Records with drawing code
-----

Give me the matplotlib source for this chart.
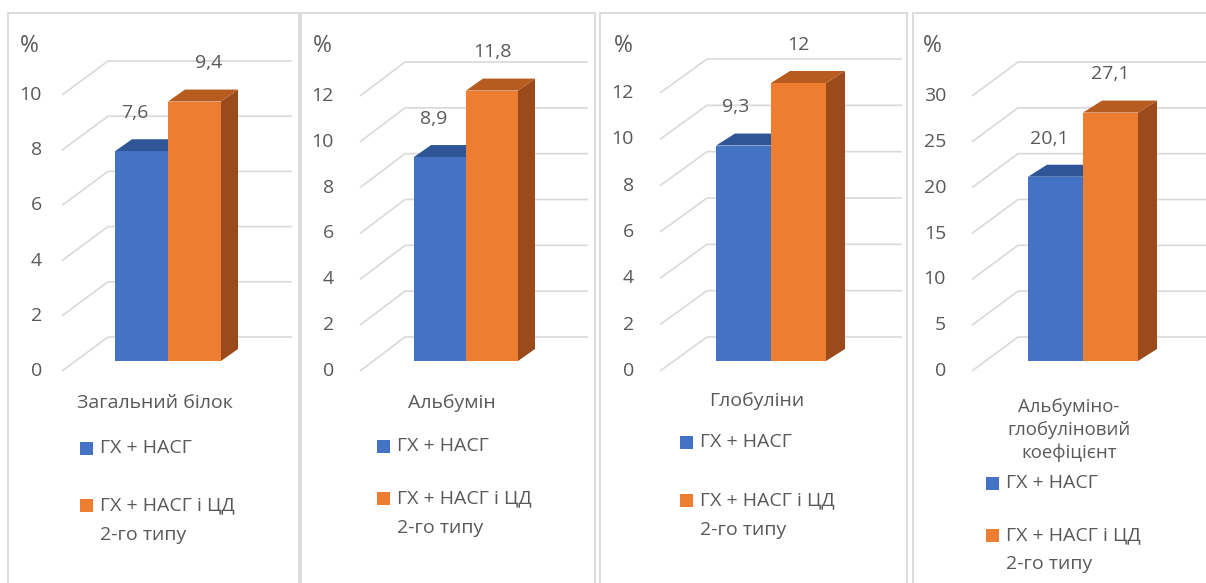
import numpy as np
import matplotlib
matplotlib.use("Agg")
import matplotlib.pyplot as plt
from matplotlib.patches import Rectangle, Polygon

plt.rcParams['font.family'] = ['Open Sans', 'DejaVu Sans']

# ---- data -------------------------------------------------------------
categories = ["Загальний білок", "Альбумін", "Глобуліни",
              "Альбуміно-\nглобуліновий\nкоефіцієнт"]
series_names = ["ГХ + НАСГ", "ГХ + НАСГ і ЦД\n2-го типу"]
group_a = [7.6, 8.9, 9.3, 20.1]
group_b = [9.4, 11.8, 12.0, 27.1]
y_max = [10, 12, 12, 30]
y_step = [2, 2, 2, 5]
unit_label = "%"

# ---- styling ----------------------------------------------------------
W, H, DPI = 1206, 583, 100
TEXT = '#595959'
GRID = '#D9D9D9'
FRONT = ['#4472C4', '#ED7D31']
TOP = ['#2F5597', '#B85B1F']
SIDE = ['#2A4C86', '#9A4A1B']
FS = 14

Y0 = 371            # pixel row of the front zero gridline
WALL_DX, WALL_DY = 46, 34
BAR_LIFT = 10       # bar front face sits slightly behind the front edge
BAR_DY = 12

# panel layout in pixels
panels = [
    dict(left=8, right=299, gx0=62, gback=108, gend=292, bx=115, bw=53, bdx=17,
         top_y=95, tick_r=42, pct_x=29, cat_x=155, cat_y=403, lab_dx=[-7, 14],
         leg_x=86, leg_y=[448, 505], leg_gap=30),
    dict(left=301, right=595, gx0=360, gback=405, gend=588, bx=414, bw=52, bdx=17,
         top_y=96, tick_r=334, pct_x=322, cat_x=452, cat_y=403, lab_dx=[-6, 0],
         leg_x=383, leg_y=[446, 498], leg_gap=30),
    dict(left=600, right=907, gx0=660, gback=707, gend=902, bx=716, bw=55, bdx=19,
         top_y=93, tick_r=634, pct_x=623, cat_x=757, cat_y=401, lab_dx=[-8, 0],
         leg_x=686, leg_y=[442, 500], leg_gap=30),
    dict(left=913, right=1230, gx0=972, gback=1018, gend=1230, bx=1028, bw=55, bdx=19,
         top_y=96, tick_r=946, pct_x=932, cat_x=1069, cat_y=407, lab_dx=[-6, 0],
         leg_x=992, leg_y=[483, 535], leg_gap=29),
]

fig = plt.figure(figsize=(W / DPI, H / DPI), dpi=DPI)
fig.patch.set_facecolor('white')


def fx(x):
    return x / W


def fy(y):
    return 1 - y / H


for i, p in enumerate(panels):
    # frame around the panel (open at the bottom edge of the image)
    fig.add_artist(Rectangle((fx(p['left']), -0.05), fx(p['right'] - p['left']),
                             fy(13) + 0.05, fill=False, edgecolor=GRID, lw=1.3,
                             transform=fig.transFigure, zorder=0))

    vmax, step = y_max[i], y_step[i]
    ppu = (Y0 - p['top_y']) / vmax
    right = min(p['right'], W)
    ax = fig.add_axes([fx(p['left']), 0, fx(right - p['left']), 1])
    ax.set_xlim(p['left'], right)
    ax.set_ylim((Y0 - H) / ppu, Y0 / ppu)
    ax.set_axis_off()
    ax.patch.set_alpha(0)

    wall = WALL_DY / ppu
    ticks = np.arange(0, vmax + step / 2, step)
    for t in ticks:
        ax.plot([p['gx0'], p['gback'], p['gend']], [t, t + wall, t + wall],
                color=GRID, lw=1.2, zorder=1, solid_capstyle='butt')
        ax.text(p['tick_r'], t, f"{t:g}", ha='right', va='center',
                color=TEXT, fontsize=FS)
    ax.text(p['pct_x'], (Y0 - 46) / ppu, unit_label, ha='center', va='center',
            color=TEXT, fontsize=16.5)

    lift = BAR_LIFT / ppu
    bdy = BAR_DY / ppu
    bdx = p['bdx']
    w = p['bw']
    vals = [group_a[i], group_b[i]]
    for j, v in enumerate(vals):
        x = p['bx'] + j * w
        z = 3 + 3 * j
        ax.bar(x, v, width=w, bottom=lift, align='edge', color=FRONT[j],
               lw=0, zorder=z + 2)
        top = lift + v
        ax.add_patch(Polygon([(x, top), (x + bdx, top + bdy),
                              (x + w + bdx, top + bdy), (x + w, top)],
                             closed=True, facecolor=TOP[j], lw=0, zorder=z + 1))
        ax.add_patch(Polygon([(x + w, lift), (x + w + bdx, lift + bdy),
                              (x + w + bdx, top + bdy), (x + w, top)],
                             closed=True, facecolor=SIDE[j], lw=0, zorder=z))
        label = f"{v:g}".replace('.', ',')
        ax.annotate(label, (x + w / 2, top), xytext=(p['lab_dx'][j] * 0.72, 27.5),
                    textcoords='offset points', ha='center', va='center',
                    color=TEXT, fontsize=FS, zorder=10)

    # category name under the bars
    multi = '\n' in categories[i]
    for k, line in enumerate(categories[i].split('\n')):
        fig.text(fx(p['cat_x']), fy(p['cat_y'] + 23 * k), line, ha='center',
                 va='center', color=TEXT, fontsize=13.4 if multi else FS)

    # legend
    for j, name in enumerate(series_names):
        ly = p['leg_y'][j]
        fig.add_artist(Rectangle((fx(p['leg_x'] - 6.5), fy(ly + 6.5)), 13 / W, 13 / H,
                                 facecolor=FRONT[j], lw=0, transform=fig.transFigure))
        for k, line in enumerate(name.split('\n')):
            fig.text(fx(p['leg_x'] + 14), fy(ly + p['leg_gap'] * k), line,
                     ha='left', va='center', color=TEXT, fontsize=FS)

fig.savefig('out.png', dpi=DPI, facecolor='white')
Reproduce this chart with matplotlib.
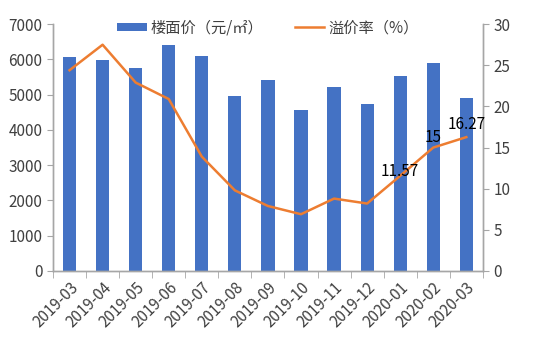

-----

TASK DETAILS
Copy the records above exactly. The pictures are not part of the copy.

ANSWER BELOW
Give me the matplotlib source for this chart.
import numpy as np
import matplotlib
matplotlib.use("Agg")
import matplotlib.pyplot as plt
from matplotlib.patches import Rectangle, Polygon

plt.rcParams['font.family'] = ['Open Sans', 'DejaVu Sans']

# ---- data -------------------------------------------------------------
categories = ["Загальний білок", "Альбумін", "Глобуліни",
              "Альбуміно-\nглобуліновий\nкоефіцієнт"]
series_names = ["ГХ + НАСГ", "ГХ + НАСГ і ЦД\n2-го типу"]
group_a = [7.6, 8.9, 9.3, 20.1]
group_b = [9.4, 11.8, 12.0, 27.1]
y_max = [10, 12, 12, 30]
y_step = [2, 2, 2, 5]
unit_label = "%"

# ---- styling ----------------------------------------------------------
W, H, DPI = 1206, 583, 100
TEXT = '#595959'
GRID = '#D9D9D9'
FRONT = ['#4472C4', '#ED7D31']
TOP = ['#2F5597', '#B85B1F']
SIDE = ['#2A4C86', '#9A4A1B']
FS = 14

Y0 = 371            # pixel row of the front zero gridline
WALL_DX, WALL_DY = 46, 34
BAR_LIFT = 10       # bar front face sits slightly behind the front edge
BAR_DY = 12

# panel layout in pixels
panels = [
    dict(left=8, right=299, gx0=62, gback=108, gend=292, bx=115, bw=53, bdx=17,
         top_y=95, tick_r=42, pct_x=29, cat_x=155, cat_y=403, lab_dx=[-7, 14],
         leg_x=86, leg_y=[448, 505], leg_gap=30),
    dict(left=301, right=595, gx0=360, gback=405, gend=588, bx=414, bw=52, bdx=17,
         top_y=96, tick_r=334, pct_x=322, cat_x=452, cat_y=403, lab_dx=[-6, 0],
         leg_x=383, leg_y=[446, 498], leg_gap=30),
    dict(left=600, right=907, gx0=660, gback=707, gend=902, bx=716, bw=55, bdx=19,
         top_y=93, tick_r=634, pct_x=623, cat_x=757, cat_y=401, lab_dx=[-8, 0],
         leg_x=686, leg_y=[442, 500], leg_gap=30),
    dict(left=913, right=1230, gx0=972, gback=1018, gend=1230, bx=1028, bw=55, bdx=19,
         top_y=96, tick_r=946, pct_x=932, cat_x=1069, cat_y=407, lab_dx=[-6, 0],
         leg_x=992, leg_y=[483, 535], leg_gap=29),
]

fig = plt.figure(figsize=(W / DPI, H / DPI), dpi=DPI)
fig.patch.set_facecolor('white')


def fx(x):
    return x / W


def fy(y):
    return 1 - y / H


for i, p in enumerate(panels):
    # frame around the panel (open at the bottom edge of the image)
    fig.add_artist(Rectangle((fx(p['left']), -0.05), fx(p['right'] - p['left']),
                             fy(13) + 0.05, fill=False, edgecolor=GRID, lw=1.3,
                             transform=fig.transFigure, zorder=0))

    vmax, step = y_max[i], y_step[i]
    ppu = (Y0 - p['top_y']) / vmax
    right = min(p['right'], W)
    ax = fig.add_axes([fx(p['left']), 0, fx(right - p['left']), 1])
    ax.set_xlim(p['left'], right)
    ax.set_ylim((Y0 - H) / ppu, Y0 / ppu)
    ax.set_axis_off()
    ax.patch.set_alpha(0)

    wall = WALL_DY / ppu
    ticks = np.arange(0, vmax + step / 2, step)
    for t in ticks:
        ax.plot([p['gx0'], p['gback'], p['gend']], [t, t + wall, t + wall],
                color=GRID, lw=1.2, zorder=1, solid_capstyle='butt')
        ax.text(p['tick_r'], t, f"{t:g}", ha='right', va='center',
                color=TEXT, fontsize=FS)
    ax.text(p['pct_x'], (Y0 - 46) / ppu, unit_label, ha='center', va='center',
            color=TEXT, fontsize=16.5)

    lift = BAR_LIFT / ppu
    bdy = BAR_DY / ppu
    bdx = p['bdx']
    w = p['bw']
    vals = [group_a[i], group_b[i]]
    for j, v in enumerate(vals):
        x = p['bx'] + j * w
        z = 3 + 3 * j
        ax.bar(x, v, width=w, bottom=lift, align='edge', color=FRONT[j],
               lw=0, zorder=z + 2)
        top = lift + v
        ax.add_patch(Polygon([(x, top), (x + bdx, top + bdy),
                              (x + w + bdx, top + bdy), (x + w, top)],
                             closed=True, facecolor=TOP[j], lw=0, zorder=z + 1))
        ax.add_patch(Polygon([(x + w, lift), (x + w + bdx, lift + bdy),
                              (x + w + bdx, top + bdy), (x + w, top)],
                             closed=True, facecolor=SIDE[j], lw=0, zorder=z))
        label = f"{v:g}".replace('.', ',')
        ax.annotate(label, (x + w / 2, top), xytext=(p['lab_dx'][j] * 0.72, 27.5),
                    textcoords='offset points', ha='center', va='center',
                    color=TEXT, fontsize=FS, zorder=10)

    # category name under the bars
    multi = '\n' in categories[i]
    for k, line in enumerate(categories[i].split('\n')):
        fig.text(fx(p['cat_x']), fy(p['cat_y'] + 23 * k), line, ha='center',
                 va='center', color=TEXT, fontsize=13.4 if multi else FS)

    # legend
    for j, name in enumerate(series_names):
        ly = p['leg_y'][j]
        fig.add_artist(Rectangle((fx(p['leg_x'] - 6.5), fy(ly + 6.5)), 13 / W, 13 / H,
                                 facecolor=FRONT[j], lw=0, transform=fig.transFigure))
        for k, line in enumerate(name.split('\n')):
            fig.text(fx(p['leg_x'] + 14), fy(ly + p['leg_gap'] * k), line,
                     ha='left', va='center', color=TEXT, fontsize=FS)

fig.savefig('out.png', dpi=DPI, facecolor='white')
Reproduce this chart with matplotlib.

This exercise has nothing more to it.